The request => Search the data for the word "that" and copy every line where it occurs.
— Start of Information provided —
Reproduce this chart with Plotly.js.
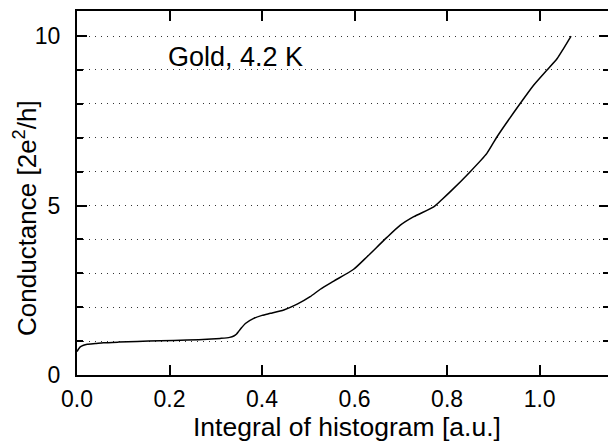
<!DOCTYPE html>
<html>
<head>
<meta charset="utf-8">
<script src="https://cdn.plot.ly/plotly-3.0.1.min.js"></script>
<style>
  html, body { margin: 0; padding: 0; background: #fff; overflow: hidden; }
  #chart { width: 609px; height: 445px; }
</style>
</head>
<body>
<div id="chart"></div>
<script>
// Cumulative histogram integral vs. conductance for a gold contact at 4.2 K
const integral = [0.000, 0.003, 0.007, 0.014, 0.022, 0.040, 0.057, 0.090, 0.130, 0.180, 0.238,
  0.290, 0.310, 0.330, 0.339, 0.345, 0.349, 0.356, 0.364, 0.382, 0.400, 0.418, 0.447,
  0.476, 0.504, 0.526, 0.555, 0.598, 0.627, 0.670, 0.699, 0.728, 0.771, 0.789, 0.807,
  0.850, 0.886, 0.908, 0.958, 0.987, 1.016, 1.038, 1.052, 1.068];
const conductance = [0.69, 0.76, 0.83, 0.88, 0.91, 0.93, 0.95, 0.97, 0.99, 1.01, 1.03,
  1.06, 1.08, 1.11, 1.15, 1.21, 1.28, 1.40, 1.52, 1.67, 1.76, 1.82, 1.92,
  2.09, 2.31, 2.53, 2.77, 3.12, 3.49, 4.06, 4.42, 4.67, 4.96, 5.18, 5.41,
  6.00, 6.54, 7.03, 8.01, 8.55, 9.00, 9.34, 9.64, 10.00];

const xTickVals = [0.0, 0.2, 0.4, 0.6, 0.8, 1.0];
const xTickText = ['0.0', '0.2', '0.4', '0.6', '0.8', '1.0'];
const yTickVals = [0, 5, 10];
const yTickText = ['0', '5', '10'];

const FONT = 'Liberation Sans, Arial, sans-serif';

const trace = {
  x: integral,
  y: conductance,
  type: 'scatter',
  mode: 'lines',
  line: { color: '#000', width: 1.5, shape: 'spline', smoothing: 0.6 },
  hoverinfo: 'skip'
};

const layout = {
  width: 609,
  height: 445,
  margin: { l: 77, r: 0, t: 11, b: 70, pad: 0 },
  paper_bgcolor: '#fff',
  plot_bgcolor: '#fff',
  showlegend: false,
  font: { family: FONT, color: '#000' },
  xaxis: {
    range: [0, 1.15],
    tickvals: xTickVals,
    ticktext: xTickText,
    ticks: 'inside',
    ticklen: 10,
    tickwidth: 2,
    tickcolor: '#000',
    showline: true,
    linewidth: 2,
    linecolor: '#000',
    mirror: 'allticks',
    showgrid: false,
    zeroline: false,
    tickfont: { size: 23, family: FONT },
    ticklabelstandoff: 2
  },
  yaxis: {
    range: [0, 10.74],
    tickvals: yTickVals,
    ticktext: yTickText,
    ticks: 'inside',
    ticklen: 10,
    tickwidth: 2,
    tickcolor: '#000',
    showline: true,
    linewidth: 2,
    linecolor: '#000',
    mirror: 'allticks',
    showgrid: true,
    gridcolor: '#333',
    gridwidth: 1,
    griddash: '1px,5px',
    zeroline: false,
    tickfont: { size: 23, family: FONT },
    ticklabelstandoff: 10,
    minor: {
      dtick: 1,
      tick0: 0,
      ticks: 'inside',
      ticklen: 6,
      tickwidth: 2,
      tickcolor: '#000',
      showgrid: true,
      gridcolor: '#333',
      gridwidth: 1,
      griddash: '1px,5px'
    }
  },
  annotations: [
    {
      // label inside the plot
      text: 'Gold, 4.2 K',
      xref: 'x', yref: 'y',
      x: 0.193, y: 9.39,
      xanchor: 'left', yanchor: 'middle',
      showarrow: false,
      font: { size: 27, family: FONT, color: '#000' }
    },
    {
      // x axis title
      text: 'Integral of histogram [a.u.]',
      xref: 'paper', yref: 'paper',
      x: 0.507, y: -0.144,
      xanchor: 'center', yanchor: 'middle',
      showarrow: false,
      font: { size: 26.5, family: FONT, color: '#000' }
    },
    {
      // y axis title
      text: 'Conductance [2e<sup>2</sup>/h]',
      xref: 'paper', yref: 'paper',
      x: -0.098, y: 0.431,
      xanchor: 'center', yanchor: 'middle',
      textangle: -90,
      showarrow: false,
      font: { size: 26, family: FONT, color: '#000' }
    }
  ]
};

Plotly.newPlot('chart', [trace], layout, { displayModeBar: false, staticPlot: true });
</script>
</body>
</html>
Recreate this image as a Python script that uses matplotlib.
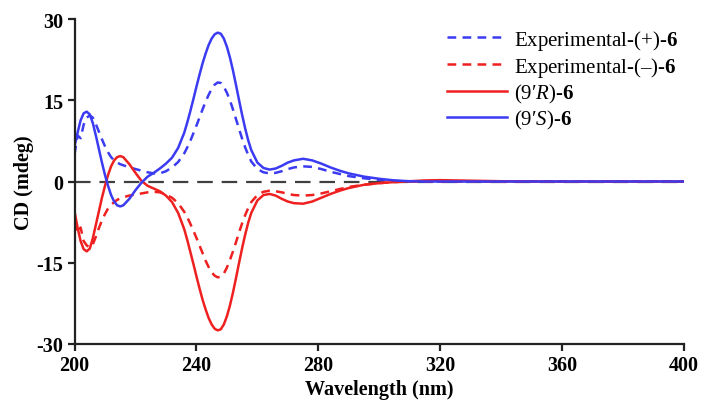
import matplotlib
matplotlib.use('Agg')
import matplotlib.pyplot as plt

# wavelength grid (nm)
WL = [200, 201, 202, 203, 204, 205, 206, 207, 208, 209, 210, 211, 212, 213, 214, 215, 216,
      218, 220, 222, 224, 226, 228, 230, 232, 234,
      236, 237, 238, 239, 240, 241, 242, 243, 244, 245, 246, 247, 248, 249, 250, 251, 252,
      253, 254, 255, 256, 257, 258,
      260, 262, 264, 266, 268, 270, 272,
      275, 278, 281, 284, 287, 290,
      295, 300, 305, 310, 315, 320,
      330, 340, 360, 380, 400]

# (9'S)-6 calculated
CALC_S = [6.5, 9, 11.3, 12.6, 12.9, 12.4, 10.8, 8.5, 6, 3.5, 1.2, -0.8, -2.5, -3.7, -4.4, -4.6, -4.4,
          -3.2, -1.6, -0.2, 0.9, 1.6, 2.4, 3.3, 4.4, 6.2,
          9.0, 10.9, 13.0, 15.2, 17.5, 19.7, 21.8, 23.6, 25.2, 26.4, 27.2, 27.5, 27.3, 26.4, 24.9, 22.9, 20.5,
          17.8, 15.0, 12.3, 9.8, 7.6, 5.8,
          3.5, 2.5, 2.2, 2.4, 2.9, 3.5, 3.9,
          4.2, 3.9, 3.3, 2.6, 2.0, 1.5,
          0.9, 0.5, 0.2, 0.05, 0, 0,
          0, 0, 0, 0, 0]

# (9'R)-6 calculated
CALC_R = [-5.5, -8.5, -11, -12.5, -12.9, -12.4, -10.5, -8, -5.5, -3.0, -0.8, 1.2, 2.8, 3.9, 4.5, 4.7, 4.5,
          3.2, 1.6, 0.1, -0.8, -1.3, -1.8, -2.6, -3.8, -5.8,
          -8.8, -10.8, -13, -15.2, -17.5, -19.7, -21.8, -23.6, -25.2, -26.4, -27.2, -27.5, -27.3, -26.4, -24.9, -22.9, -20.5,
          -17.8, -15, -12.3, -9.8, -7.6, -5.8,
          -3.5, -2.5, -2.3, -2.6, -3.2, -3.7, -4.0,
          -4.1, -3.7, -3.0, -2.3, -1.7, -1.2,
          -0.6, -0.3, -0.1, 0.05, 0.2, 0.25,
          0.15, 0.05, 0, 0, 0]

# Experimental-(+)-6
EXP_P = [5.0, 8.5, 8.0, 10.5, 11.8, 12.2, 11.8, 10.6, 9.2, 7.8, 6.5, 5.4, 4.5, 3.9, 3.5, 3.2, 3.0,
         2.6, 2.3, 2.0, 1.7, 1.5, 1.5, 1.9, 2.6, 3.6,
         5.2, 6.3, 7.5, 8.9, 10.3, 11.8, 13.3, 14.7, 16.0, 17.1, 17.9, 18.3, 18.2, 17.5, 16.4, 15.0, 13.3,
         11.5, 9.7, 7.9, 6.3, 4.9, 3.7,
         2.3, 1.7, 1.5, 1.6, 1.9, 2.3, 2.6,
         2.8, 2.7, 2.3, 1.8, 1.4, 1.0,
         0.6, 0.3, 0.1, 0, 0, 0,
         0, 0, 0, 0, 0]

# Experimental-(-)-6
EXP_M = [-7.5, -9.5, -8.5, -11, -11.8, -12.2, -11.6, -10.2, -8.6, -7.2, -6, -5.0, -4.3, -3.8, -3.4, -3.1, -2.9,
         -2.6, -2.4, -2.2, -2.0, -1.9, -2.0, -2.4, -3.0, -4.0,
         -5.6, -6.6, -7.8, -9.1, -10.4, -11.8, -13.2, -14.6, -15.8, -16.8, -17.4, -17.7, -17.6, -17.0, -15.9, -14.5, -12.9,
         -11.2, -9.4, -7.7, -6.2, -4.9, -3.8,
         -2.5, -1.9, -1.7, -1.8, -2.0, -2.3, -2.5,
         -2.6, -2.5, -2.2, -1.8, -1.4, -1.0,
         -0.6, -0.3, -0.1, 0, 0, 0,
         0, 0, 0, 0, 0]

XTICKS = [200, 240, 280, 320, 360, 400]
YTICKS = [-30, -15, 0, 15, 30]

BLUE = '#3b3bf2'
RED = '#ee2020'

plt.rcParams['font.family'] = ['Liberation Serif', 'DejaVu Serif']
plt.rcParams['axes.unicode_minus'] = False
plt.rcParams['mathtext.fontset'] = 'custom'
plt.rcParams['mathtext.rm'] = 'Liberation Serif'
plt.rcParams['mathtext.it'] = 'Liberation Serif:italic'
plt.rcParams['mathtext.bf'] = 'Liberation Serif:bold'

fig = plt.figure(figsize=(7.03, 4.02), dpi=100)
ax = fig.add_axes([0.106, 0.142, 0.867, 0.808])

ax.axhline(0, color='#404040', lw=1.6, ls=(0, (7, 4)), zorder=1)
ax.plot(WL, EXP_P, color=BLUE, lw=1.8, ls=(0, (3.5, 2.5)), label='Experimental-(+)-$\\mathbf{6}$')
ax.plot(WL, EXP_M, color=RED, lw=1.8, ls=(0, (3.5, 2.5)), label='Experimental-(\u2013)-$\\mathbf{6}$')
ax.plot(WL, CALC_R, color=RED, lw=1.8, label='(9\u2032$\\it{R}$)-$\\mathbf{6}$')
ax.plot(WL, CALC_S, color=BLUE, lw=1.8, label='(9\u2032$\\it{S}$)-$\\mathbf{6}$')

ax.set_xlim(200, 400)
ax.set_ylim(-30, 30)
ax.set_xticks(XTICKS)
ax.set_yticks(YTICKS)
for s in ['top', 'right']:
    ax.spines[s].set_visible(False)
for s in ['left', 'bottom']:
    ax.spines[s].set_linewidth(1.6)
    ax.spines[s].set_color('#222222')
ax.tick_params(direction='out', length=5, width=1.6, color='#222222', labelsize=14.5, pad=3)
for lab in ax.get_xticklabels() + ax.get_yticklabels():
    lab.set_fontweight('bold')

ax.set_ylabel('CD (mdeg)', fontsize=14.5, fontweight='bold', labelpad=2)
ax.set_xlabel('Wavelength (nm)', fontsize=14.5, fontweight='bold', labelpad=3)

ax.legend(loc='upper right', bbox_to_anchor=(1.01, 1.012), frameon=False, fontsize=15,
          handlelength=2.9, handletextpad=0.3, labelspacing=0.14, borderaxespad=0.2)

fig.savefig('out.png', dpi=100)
— End of Information provided —
— Start of Information provided —
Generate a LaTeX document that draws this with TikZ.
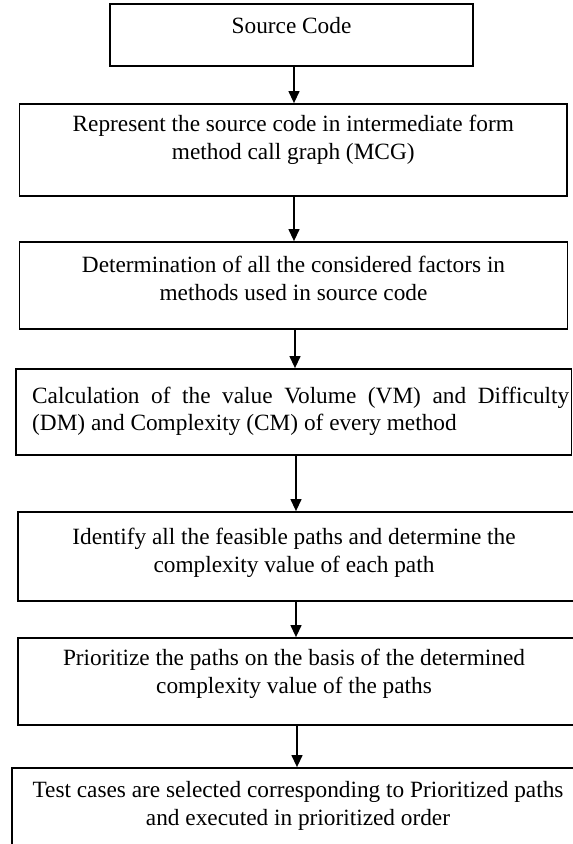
— End of Information provided —
Response to the task =>
Recreate this image as a Python script that uses matplotlib.
Generate a LaTeX document that draws this with TikZ.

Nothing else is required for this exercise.